I’m worried about the toll that fisheries disasters will have on Alaskans, as livelihoods and ways of life hang in the balance.  I also recognize that we already have a mental health epidemic in Alaska, with suicide far too prevalent in many communities.  We have made progress on crucial services and access to care, but have to do more to address the underlying intergenerational trauma driving many health disparities.     

As a part of that, it is important to help families and communities heal from the shameful policies that separated children from parents during the Indian boarding school era.  Liz La quen náay [LAH-goo-nye] Medicine Crow, Emily Edenshaw from the Alaska Native Heritage Center, and others have put forward ideas to promote healing.  And I’m proud to be the lead sponsor of the Truth and Healing Commission on Indian Boarding Schools Act, which would advance many of those ideas into law.

As we look forward to a new Congress, I plan to expand a new program I have created to help address contaminated lands. 

To push the Department of the Interior to process allotments for Vietnam-era veterans and open new lands closer to their homes. 

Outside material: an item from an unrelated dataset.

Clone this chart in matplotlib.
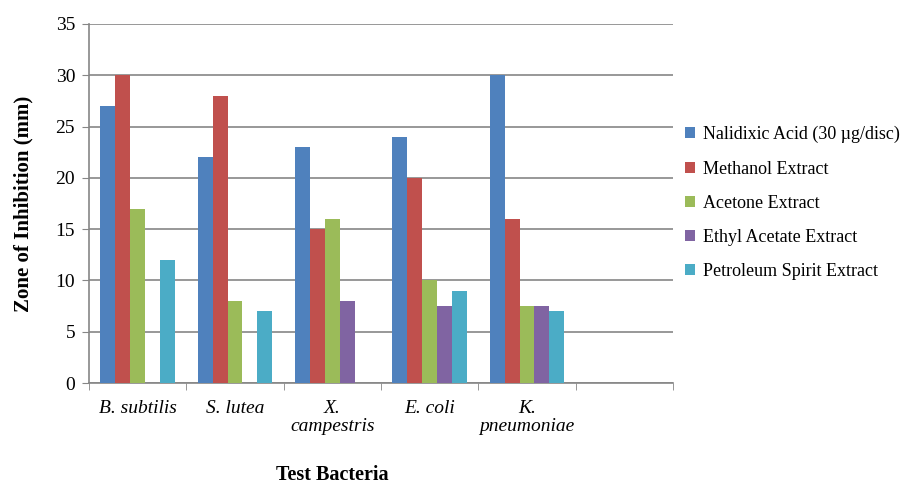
import numpy as np
import matplotlib
matplotlib.use("Agg")
import matplotlib.pyplot as plt

plt.rcParams['font.family'] = ['Liberation Serif', 'DejaVu Serif']

# data
bacteria = ['B. subtilis', 'S. lutea', 'X.\ncampestris', 'E. coli', 'K.\npneumoniae', '']
series = ['Nalidixic Acid (30 \u00b5g/disc)', 'Methanol Extract', 'Acetone Extract',
          'Ethyl Acetate Extract', 'Petroleum Spirit Extract']
nalidixic = [27, 22, 23, 24, 30, 0]
methanol = [30, 28, 15, 20, 16, 0]
acetone = [17, 8, 16, 10, 7.5, 0]
ethyl = [0, 0, 8, 7.5, 7.5, 0]
petroleum = [12, 7, 0, 9, 7, 0]
colors = ['#4F81BD', '#C0504D', '#9BBB59', '#8064A2', '#4BACC6']

fig = plt.figure(figsize=(9.17, 4.86), dpi=100)
ax = fig.add_axes([89/917, 1-383/486, (673-89)/917, (383-24)/486])

x = np.arange(len(bacteria))
w = 0.153
for i, (vals, lab) in enumerate(zip([nalidixic, methanol, acetone, ethyl, petroleum], series)):
    ax.bar(x + (i - 2) * w, vals, width=w, color=colors[i], label=lab, zorder=3)

ax.set_xlim(-0.5, len(bacteria) - 0.5)
ax.set_ylim(0, 35)
ax.set_yticks(range(0, 36, 5))
ax.tick_params(axis='y', labelsize=14, length=5, color='#868686', pad=5)
ax.set_xticks(x)
ax.set_xticklabels(bacteria, fontsize=14, style='italic', linespacing=1.1)
ax.tick_params(axis='x', length=0, pad=12)
ax.set_xticks(np.arange(-0.5, len(bacteria)), minor=True)
ax.tick_params(axis='x', which='minor', length=5, color='#868686')

ax.grid(axis='y', color='#868686', linewidth=1.2, zorder=0)
for s in ['top', 'right']:
    ax.spines[s].set_visible(False)
for s in ['left', 'bottom']:
    ax.spines[s].set_color('#868686')
    ax.spines[s].set_linewidth(1.2)

ax.set_ylabel('Zone of Inhibition (mm)', fontsize=15, fontweight='bold', labelpad=16)
fig.text(332/917, 1-475/486, 'Test Bacteria', fontsize=14.5, fontweight='bold',
         ha='center', va='center')

ax.legend(loc='center left', bbox_to_anchor=(685/917, 1-203/486),
          bbox_transform=fig.transFigure, frameon=False, fontsize=13,
          borderaxespad=0, borderpad=0,
          handlelength=0.55, handleheight=0.55, handletextpad=0.45, labelspacing=0.95)

fig.savefig('out.png', dpi=100)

To keep building consensus so we finally secure land for the Landless, and keep up the fight for a life-saving road for the people of King Cove.

I will also continue to make our changing Arctic a priority, with you at the table and guiding decisions every step of the way.  My recent Arctic Commitment Act focuses on security, shipping, mapping, ports, research, and trade—all of the items that Julie, Melanie Banhke, and so many of you have spotlighted as opportunities, challenges, and needs.       

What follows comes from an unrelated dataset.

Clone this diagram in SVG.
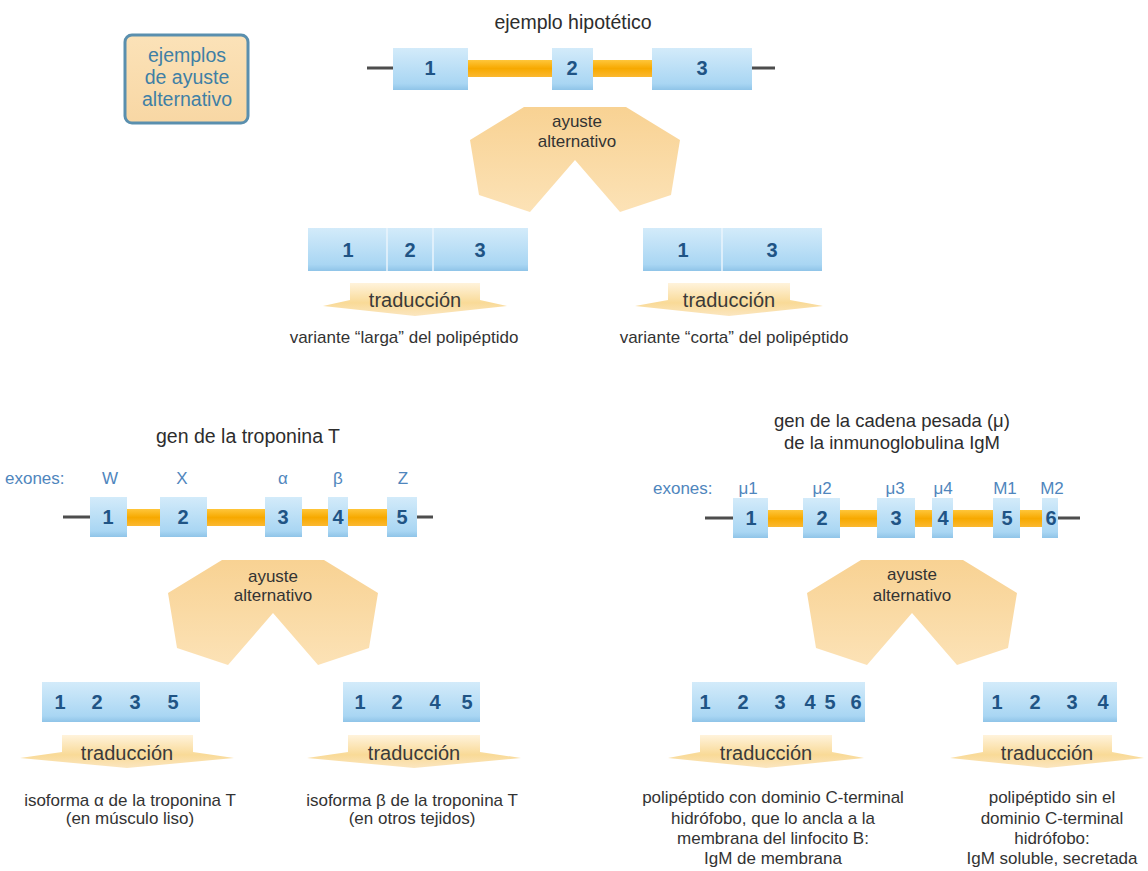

The final challenge I want to speak to is one of our most fundamental—the need for housing, which affects every part of our lives.  Housing is a problem just about everywhere, whether you’re in the largest Native community in Anchorage or in rural Alaska, where costs are high and overcrowding is all too common.

We’ve taken some good steps, like a $100 million increase for the Indian Housing Block Grant program, and greater resources for Native veterans threatened by homelessness.  But we can’t do enough, fast enough, to solve this crisis.  I have mentioned a lot of priorities today, but housing is at the top of my list for next year, and we all need to pull together on it.   

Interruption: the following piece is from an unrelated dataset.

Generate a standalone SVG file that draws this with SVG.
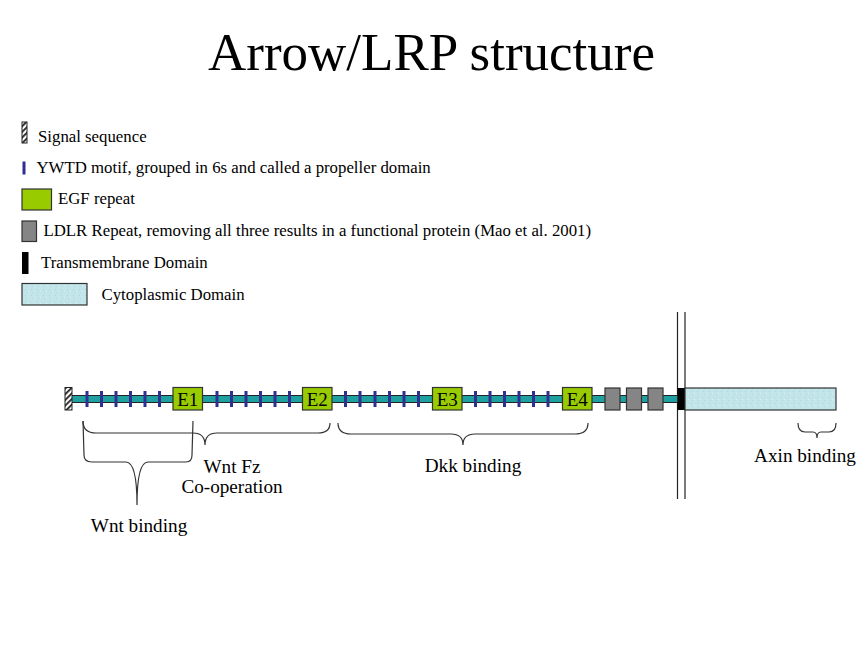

As I mentioned at the start of my remarks, I’m so optimistic right now.  I recognize the challenges we face, but firmly believe we will overcome them.  We know how to do that.  By working together.  And that’s why your theme – celebrating our unity – is so important.

A few years ago, I had the opportunity to visit Shungnak.  And I’ve never forgotten the theme that their school, and really the entire community, have adopted. 

“It’s a We.” 

Not an I, not a Me. 

“It’s a We.” 

You’ll see that on banners and t-shirts.  And you’ll see people living it.  Knowing the value of partnership.  Knowing that no individual can do as much as all of us, working together.          

That same spirit extends beyond Shungnak, to this broader community.  And that’s why I am so optimistic about the future.  Because we are partners, who work together to make things happen. 

It’s not lost on me that at the root of so many issues being discussed this week is a failure to listen to Native peoples—by those who like to propose solutions for you, rather than advocating for solutions from you.

For as long as I have the privilege of representing you, I will always choose that latter path.  We will continue to have our conversations in your communities, in airports, in hallways, and in atriums like the one outside this room.  We will continue our work together to accomplish what we can, and what we must, so that all Native people can thrive. 

I am blessed to be invited to your communities.  I listen to you and hear you.  And when I go back to Washington, DC, I work for you.

It is an honor to represent you.  And thank you for being such great partners on behalf of your families, communities, tribes, and regions. 

Gunalchéesh.  I will see you tonight at Quyana for hugs, pictures, dancing, and continued celebration of our unity.